Edge cases worth knowing
For students with dual SA-UK citizenship, the high-street UK banks become more accessible because the eligibility tests differ. A UK passport unlocks some high-street student accounts that an SA-only passport doesn't.
For postgraduate students (MSc, MBA, PhD), the fee structure is different and the funding timing differs from undergraduate. MBA students at top schools (LBS, Saïd Business School at Oxford, Cambridge Judge) often need fees of £80,000-£100,000 paid in two tranches across the year - significantly higher than the undergraduate example above.
For students on scholarships (Rhodes, Commonwealth, university-specific bursaries), some of the funding flows directly from the awarding body to the university, not via the student or parents. The setup depends on the specific scholarship; worth checking before assuming the parent-funded model applies.
For students arriving mid-year (Hilary or Trinity terms for Oxford/Cambridge, or January starts at some universities), the pre-arrival setup is identical but compressed into a shorter timeline. Allow at least three weeks of preparation before the move date.
For the ongoing monthly allowance side after the initial setup, our piece on setting up a monthly allowance transfer for SA students covers the recurring-payment structure.
Ready to set up your student banking?
Contact WBForex to coordinate your child's UK banking setup before they fly to university.
FAQ
Can my child open a UK bank account before they have a UK address?
Yes - digital banks like Monzo, Revolut, and Starling will open accounts for offshore applicants using a SA passport and UK eVisa share code. The account is opened against the SA address initially; once your child is in the UK and has a halls or rental address, they can update it through the app.

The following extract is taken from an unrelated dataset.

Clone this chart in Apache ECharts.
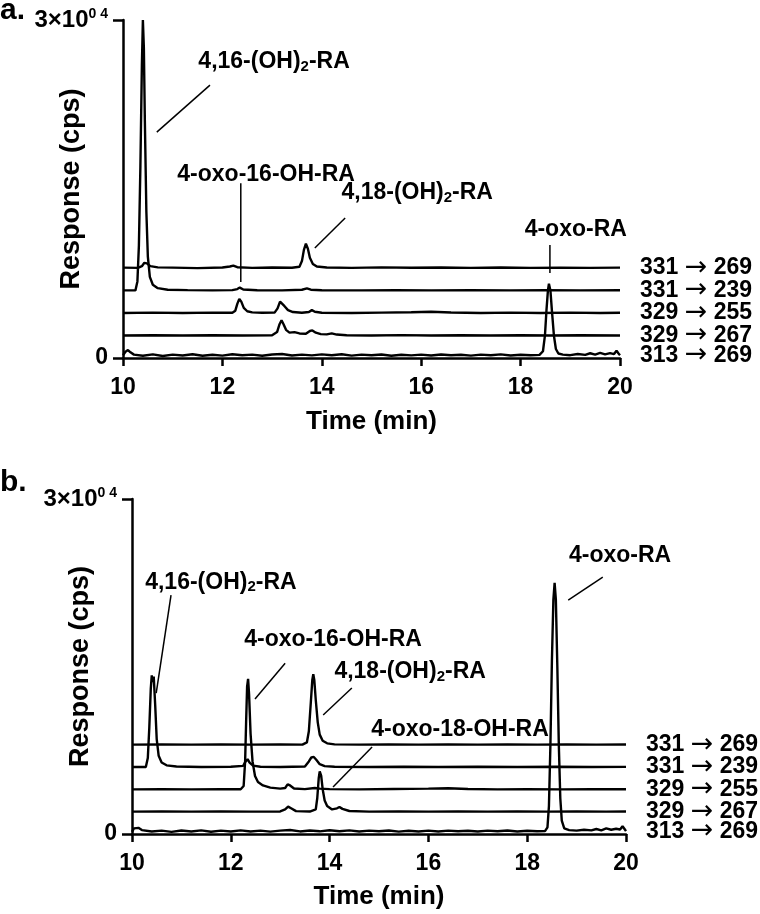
<!DOCTYPE html>
<html>
<head>
<meta charset="utf-8">
<script src="https://cdn.jsdelivr.net/npm/echarts@6/dist/echarts.min.js"></script>
<style>html,body{margin:0;padding:0;background:#fff}#c{width:760px;height:914px}</style>
</head>
<body>
<div id="c"></div>
<script>
// ---------- data ----------
var transitionFrom = ['331', '331', '329', '329', '313'];
var transitionTo = ['269', '239', '255', '267', '269'];
var traceOffsets = [8000, 6000, 4000, 2000, 0];
var xTicks = [10, 12, 14, 16, 18, 20];
var yTicks = [0, 30000];
var panelLetters = ['a.', 'b.'];

// panel a: [time (min), response (cps) above the trace baseline]
var a_331_269 = [[10.0,20],[10.3,0],[10.38,150],[10.43,450],[10.48,400],[10.55,150],[10.7,40],[11.0,20],[11.5,-20],[12.0,30],[12.15,120],[12.22,200],[12.3,60],[12.6,0],[13.0,30],[13.4,10],[13.55,100],[13.6,600],[13.64,1600],[13.68,2150],[13.72,1700],[13.76,900],[13.82,350],[13.9,120],[14.1,30],[14.6,0],[15.2,40],[15.8,10],[16.4,30],[17.0,0],[17.6,30],[18.2,0],[18.8,20],[19.4,0],[20.0,20]];
var a_331_239 = [[10.0,0],[10.25,0],[10.29,800],[10.32,4000],[10.35,11000],[10.38,20000],[10.40,24000],[10.42,21500],[10.44,15000],[10.47,7000],[10.5,3000],[10.54,1200],[10.6,500],[10.7,200],[10.9,60],[11.3,20],[11.8,0],[12.2,20],[12.3,120],[12.35,250],[12.42,80],[12.7,10],[13.2,0],[13.6,60],[13.7,180],[13.78,60],[14.0,10],[14.8,0],[15.5,20],[16.2,0],[17.0,20],[17.8,0],[18.5,20],[19.2,0],[20.0,10]];
var a_329_255 = [[10.0,0],[10.6,30],[11.2,0],[11.8,30],[12.2,20],[12.26,200],[12.3,800],[12.34,1250],[12.38,1000],[12.43,450],[12.5,150],[12.6,50],[12.8,10],[13.05,30],[13.11,400],[13.16,1000],[13.2,1050],[13.25,600],[13.32,250],[13.42,80],[13.6,20],[13.74,80],[13.8,250],[13.86,100],[14.0,20],[14.6,0],[15.2,30],[15.8,60],[16.2,100],[16.6,40],[17.2,0],[17.8,30],[18.4,0],[19.0,30],[19.6,0],[20.0,20]];
var a_329_267 = [[10.0,0],[10.6,20],[11.2,0],[11.8,20],[12.4,0],[13.0,20],[13.1,300],[13.15,1000],[13.19,1350],[13.23,1000],[13.28,500],[13.35,250],[13.45,300],[13.55,180],[13.68,150],[13.76,400],[13.81,450],[13.88,250],[13.98,120],[14.1,100],[14.2,180],[14.3,80],[14.5,20],[15.0,0],[15.6,30],[16.2,0],[16.8,20],[17.4,0],[18.0,20],[18.6,0],[19.2,20],[20.0,0]];
var a_313_269 = [[10.0,250],[10.05,550],[10.1,700],[10.15,500],[10.22,300],[10.4,200],[10.6,320],[10.8,180],[11.0,300],[11.2,220],[11.4,330],[11.6,200],[11.8,290],[12.0,210],[12.2,330],[12.4,240],[12.6,300],[12.8,200],[13.0,310],[13.2,350],[13.4,220],[13.6,300],[13.8,230],[14.0,320],[14.2,250],[14.4,330],[14.6,210],[14.8,300],[15.0,240],[15.2,310],[15.4,200],[15.6,290],[15.8,230],[16.0,300],[16.2,220],[16.4,310],[16.6,240],[16.8,290],[17.0,210],[17.2,300],[17.4,240],[17.6,320],[17.8,220],[18.0,290],[18.2,240],[18.38,280],[18.45,600],[18.49,2000],[18.52,4200],[18.55,6000],[18.57,6600],[18.6,6000],[18.63,4200],[18.67,2000],[18.71,800],[18.76,400],[18.85,300],[19.0,250],[19.15,350],[19.3,280],[19.4,420],[19.5,300],[19.6,450],[19.7,320],[19.8,430],[19.88,350],[19.93,650],[19.97,400],[20.0,250]];

// panel b
var b_331_269 = [[10.0,0],[10.6,20],[11.2,0],[11.8,20],[12.4,0],[13.0,20],[13.45,0],[13.54,200],[13.58,1200],[13.62,3800],[13.65,5800],[13.67,6300],[13.69,5800],[13.72,4000],[13.76,2000],[13.8,900],[13.86,350],[13.95,120],[14.1,30],[14.6,0],[15.2,20],[15.8,0],[16.4,20],[17.0,0],[17.6,20],[18.2,0],[18.8,20],[19.4,0],[20.0,10]];
var b_331_239 = [[10.0,0],[10.28,0],[10.32,800],[10.35,3500],[10.38,7000],[10.4,8200],[10.42,7600],[10.44,8100],[10.47,5500],[10.5,2500],[10.54,1000],[10.6,400],[10.7,150],[10.9,50],[11.4,0],[12.0,20],[12.25,100],[12.3,500],[12.34,700],[12.38,400],[12.45,120],[12.6,20],[13.0,0],[13.5,50],[13.58,500],[13.63,850],[13.68,900],[13.73,650],[13.8,250],[13.9,80],[14.1,20],[14.8,0],[15.5,20],[16.2,0],[17.0,20],[17.8,0],[18.6,20],[19.3,0],[20.0,10]];
var b_329_255 = [[10.0,0],[10.6,20],[11.2,0],[11.8,20],[12.2,10],[12.26,300],[12.29,2500],[12.31,6000],[12.33,9200],[12.35,9900],[12.37,8500],[12.4,5000],[12.44,2500],[12.49,1200],[12.55,650],[12.65,350],[12.8,150],[13.0,60],[13.1,120],[13.15,450],[13.2,350],[13.28,80],[13.5,20],[13.7,120],[13.8,60],[14.0,20],[14.6,0],[15.3,30],[16.0,60],[16.4,100],[16.8,30],[17.4,0],[18.0,20],[18.7,0],[19.3,20],[20.0,10]];
var b_329_267 = [[10.0,0],[10.6,20],[11.2,0],[11.8,20],[12.4,0],[13.0,20],[13.1,200],[13.16,450],[13.22,300],[13.32,50],[13.6,10],[13.72,200],[13.75,1200],[13.78,3000],[13.8,3600],[13.83,3200],[13.86,2000],[13.9,1000],[13.95,500],[14.05,200],[14.15,300],[14.2,420],[14.26,250],[14.4,60],[14.8,0],[15.4,20],[16.0,0],[16.6,20],[17.2,0],[17.8,20],[18.4,0],[19.0,20],[19.6,0],[20.0,10]];
var b_313_269 = [[10.0,200],[10.04,500],[10.08,600],[10.13,550],[10.2,350],[10.4,220],[10.6,300],[10.8,190],[11.0,310],[11.2,230],[11.4,320],[11.6,200],[11.8,300],[12.0,220],[12.2,320],[12.4,230],[12.6,300],[12.8,210],[13.0,300],[13.2,360],[13.4,230],[13.6,310],[13.8,240],[14.0,330],[14.2,250],[14.4,320],[14.6,220],[14.8,300],[15.0,240],[15.2,310],[15.4,210],[15.6,290],[15.8,230],[16.0,300],[16.2,220],[16.4,300],[16.6,240],[16.8,290],[17.0,220],[17.2,300],[17.4,240],[17.6,310],[17.8,230],[18.0,290],[18.2,240],[18.36,260],[18.41,600],[18.44,2500],[18.47,8000],[18.5,15500],[18.53,21000],[18.555,22500],[18.58,21000],[18.61,15000],[18.64,8000],[18.67,3200],[18.7,1200],[18.75,500],[18.85,350],[19.0,300],[19.15,380],[19.3,320],[19.4,450],[19.5,330],[19.6,500],[19.7,380],[19.8,470],[19.88,400],[19.93,700],[19.97,450],[20.0,250]];

var panelTraces = [
  [a_331_269, a_331_239, a_329_255, a_329_267, a_313_269],
  [b_331_269, b_331_239, b_329_255, b_329_267, b_313_269]
];

// peak annotations: [panel, label, subscript, label tail, [textTime, textResp], [lineStart], [lineEnd]]
var annotations = [
  [0, '4,16-(OH)', '2', '-RA', [13.04, 26260], [11.75, 24220], [10.68, 20050]],
  [0, '4-oxo-16-OH-RA', '', '', [12.88, 16230], [12.37, 15520], [12.37, 6740]],
  [0, '4,18-(OH)', '2', '-RA', [15.92, 14640], [14.47, 12420], [13.86, 9760]],
  [0, '4-oxo-RA', '', '', [19.11, 11350], [18.59, 10020], [18.59, 7540]],
  [1, '4,16-(OH)', '2', '-RA', [11.80, 22550], [10.79, 21390], [10.49, 12620]],
  [1, '4-oxo-16-OH-RA', '', '', [14.07, 17360], [13.10, 15300], [12.49, 12080]],
  [1, '4,18-(OH)', '2', '-RA', [15.63, 14500], [14.45, 13070], [13.87, 10650]],
  [1, '4-oxo-18-OH-RA', '', '', [16.64, 9310], [14.86, 7790], [14.07, 4210]],
  [1, '4-oxo-RA', '', '', [19.88, 24970], [19.53, 23000], [18.83, 20940]]
];

// ---------- chart ----------
var FONT = '"Liberation Sans", Arial, Helvetica, sans-serif';
var chart = echarts.init(document.getElementById('c'), null, {renderer: 'canvas'});

var grids = [
  {left: 123, right: 140, top: 20, height: 338, outerBoundsMode: 'none'},
  {left: 132, right: 134, top: 499, height: 335, outerBoundsMode: 'none'}
];
var nameGapsX = [51, 50];

function xAxisFor(i) {
  return {
    type: 'value', gridIndex: i, min: xTicks[0], max: xTicks[xTicks.length - 1], interval: xTicks[1] - xTicks[0],
    name: 'Time (min)', nameLocation: 'middle', nameGap: nameGapsX[i], nameMoveOverlap: false,
    nameTextStyle: {fontFamily: FONT, fontSize: 26, fontWeight: 'bold', color: '#000'},
    axisLine: {show: true, onZero: false, lineStyle: {color: '#000', width: 2.5}},
    axisTick: {show: true, inside: false, length: 8, lineStyle: {color: '#000', width: 2.5}},
    axisLabel: {fontFamily: FONT, fontSize: 23, fontWeight: 'bold', color: '#000', margin: 18},
    splitLine: {show: false}
  };
}
function yAxisFor(i) {
  return {
    type: 'value', gridIndex: i, min: yTicks[0], max: yTicks[1], interval: yTicks[1] - yTicks[0],
    name: 'Response (cps)', nameLocation: 'middle', nameGap: 38, nameRotate: 90, nameMoveOverlap: false,
    nameTextStyle: {fontFamily: FONT, fontSize: 27, fontWeight: 'bold', color: '#000'},
    axisLine: {show: true, onZero: false, lineStyle: {color: '#000', width: 2.5}},
    axisTick: {show: true, inside: false, length: 10, lineStyle: {color: '#000', width: 2.5}},
    axisLabel: {
      fontFamily: FONT, fontSize: 23, fontWeight: 'bold', color: '#000', margin: 15,
      formatter: function (v) { return v === 0 ? '{z|0}' : '{m|3\u00d710}{s|0 4}'; },
      rich: {
        z: {fontFamily: FONT, fontSize: 23, fontWeight: 'bold', color: '#000'},
        m: {fontFamily: FONT, fontSize: 24, fontWeight: 'bold', color: '#000'},
        s: {fontFamily: FONT, fontSize: 14, fontWeight: 'bold', color: '#000', padding: [0, 0, 12, 0]}
      }
    },
    splitLine: {show: false}
  };
}

var series = [];
panelTraces.forEach(function (traces, p) {
  traces.forEach(function (tr, k) {
    series.push({
      type: 'line', name: transitionFrom[k] + ' \u2192 ' + transitionTo[k], xAxisIndex: p, yAxisIndex: p,
      data: tr.map(function (d) { return [d[0], d[1] + traceOffsets[k]]; }),
      showSymbol: false, symbol: 'none', smooth: false, clip: true,
      lineStyle: {color: '#000', width: 2.4},
      endLabel: {
        show: true, distance: 20,
        formatter: function () { return '{d|' + transitionFrom[k] + ' }{r|\u2192}{d| ' + transitionTo[k] + '}'; },
        rich: {
          d: {fontFamily: FONT, fontSize: 23, fontWeight: 'bold', color: '#000'},
          r: {fontFamily: '"DejaVu Sans", sans-serif', fontSize: 27, color: '#000', padding: [0, 0, 0, 0]}
        }
      },
      emphasis: {disabled: true},
      z: 3
    });
  });
});

chart.setOption({
  animation: false,
  backgroundColor: '#fff',
  grid: grids,
  xAxis: [xAxisFor(0), xAxisFor(1)],
  yAxis: [yAxisFor(0), yAxisFor(1)],
  series: series
});

// annotations placed via the axes' scales
var richStyle = {
  n: {fontFamily: FONT, fontSize: 23, fontWeight: 'bold', color: '#000'},
  s: {fontFamily: FONT, fontSize: 15, fontWeight: 'bold', color: '#000', padding: [9, 0, 0, 0]}
};
var graphics = [];
annotations.forEach(function (a) {
  var g = {xAxisIndex: a[0], yAxisIndex: a[0]};
  var tp = chart.convertToPixel(g, a[4]);
  var p1 = chart.convertToPixel(g, a[5]);
  var p2 = chart.convertToPixel(g, a[6]);
  var txt = a[2] ? '{n|' + a[1] + '}{s|' + a[2] + '}{n|' + a[3] + '}' : '{n|' + a[1] + '}';
  graphics.push({
    type: 'text', z: 10,
    style: {text: txt, x: tp[0], y: tp[1], align: 'center', verticalAlign: 'middle', rich: richStyle,
      fontFamily: FONT, fontSize: 23, fontWeight: 'bold', fill: '#000'}
  });
  graphics.push({
    type: 'line', z: 10,
    shape: {x1: p1[0], y1: p1[1], x2: p2[0], y2: p2[1]},
    style: {stroke: '#000', lineWidth: 1.5}
  });
});
var letterPos = [[0, -4], [0, 468]];
panelLetters.forEach(function (t, i) {
  graphics.push({type: 'text', z: 10, style: {text: t, x: letterPos[i][0], y: letterPos[i][1],
    fontFamily: FONT, fontSize: 30, fontWeight: 'bold', fill: '#000'}});
});
chart.setOption({graphic: graphics});
</script>
</body>
</html>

How long does it take from starting the application to having a working UK debit card?
The account itself is typically open within 24-72 hours of submission. The physical debit card mails to the chosen address within 5-10 working days. In between, your child can use Apple Pay or Google Pay (linked to the account) for contactless payments, which works fine in most UK retail and transport settings.
Should we send the full year's living allowance in one go or in monthly tranches?

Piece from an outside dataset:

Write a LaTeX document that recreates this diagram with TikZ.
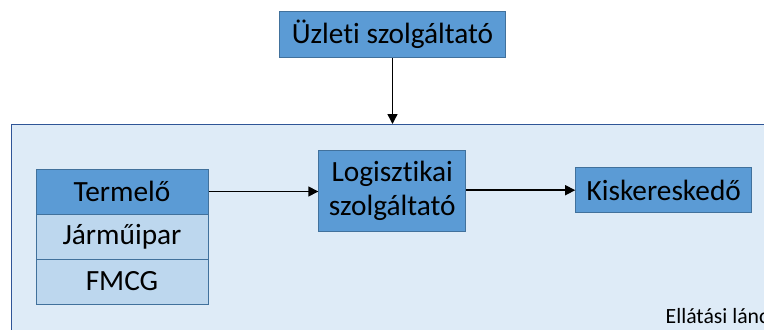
\documentclass[tikz,border=0pt]{standalone}
\usepackage{fontspec}
\setmainfont{Carlito}[Ligatures=NoCommon]
\usetikzlibrary{arrows.meta}

\definecolor{boxblue}{HTML}{5B9BD5}
\definecolor{boxedge}{HTML}{41719C}
\definecolor{rowblue}{HTML}{BDD7EE}
\definecolor{chainfill}{HTML}{DEEBF7}
\definecolor{chainedge}{HTML}{2F5597}

\tikzset{
  actor/.style={draw=boxedge, fill=boxblue, line width=0.75pt, inner sep=0pt,
    font=\fontsize{22}{25.5}\selectfont},
  sector/.style={actor, fill=rowblue},
  flow/.style={-{Triangle[length=7.5pt,width=7.5pt]}, line width=1.1pt}
}

\begin{document}
\begin{tikzpicture}[x=0.75pt,y=-0.75pt]
  \useasboundingbox (0,0) rectangle (764,329);
  \clip (0,0) rectangle (764,329);

  % supply chain area
  \draw [chainedge, fill=chainfill, line width=0.75pt] (11,124) rectangle (790,350);
  \coordinate (lanctop) at (392.5,124);
  \node (lanc) [anchor=base west, font=\fontsize{16.3}{19}\selectfont] at (661,323) {Ellátási lánc};

  \node (uzleti) [actor, minimum width=169.5pt, minimum height=34.5pt] at (392.5,34.5) {Üzleti szolgáltató};

  \node (termelo) [actor, minimum width=129pt, minimum height=33.75pt] at (122,191.5) {Termelő};
  \node (jarmu) [sector, minimum width=129pt, minimum height=33.75pt] at (122,236.5) {Járműipar};
  \node (fmcg) [sector, minimum width=129pt, minimum height=33.75pt] at (122,281.5) {FMCG};

  \node (logisztikai) [actor, align=center, minimum width=110.25pt, minimum height=60.75pt]
    at (392.3,191.3) {Logisztikai\\szolgáltató};
  \node (kisker) [actor, minimum width=132pt, minimum height=33.75pt] at (663.7,190.2) {Kiskereskedő};

  \draw [flow] (uzleti.south) -- (lanctop);
  \draw [flow] (termelo.east) -- (termelo.east -| logisztikai.west);
  \draw [flow] (logisztikai.east |- kisker.west) -- (kisker.west);
\end{tikzpicture}
\end{document}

For most families, monthly tranches work better. A single large transfer means a big lump sitting in a UK account earning very little interest, while monthly transfers give you flexibility on rate and amount as you go. The R250 SWIFT fee per transfer is small relative to the SDA savings on a properly structured monthly schedule.
What about students who need a UK debit card on day one?
Order the physical card to the university's international office (most universities accept this) or to a UK contact's address ahead of arrival. Alternatively, set up Apple Pay or Google Pay linked to the digital account before flying - your phone becomes the working payment method until the physical card arrives.
Can my child use their SA debit card temporarily until the UK account is funded?
Technically yes, but the foreign transaction fees (typically 2-3% per purchase plus a handling fee) make this expensive. For the first 24-48 hours after landing, this might be unavoidable; beyond that, you should have the UK account funded and the debit card or Apple Pay working.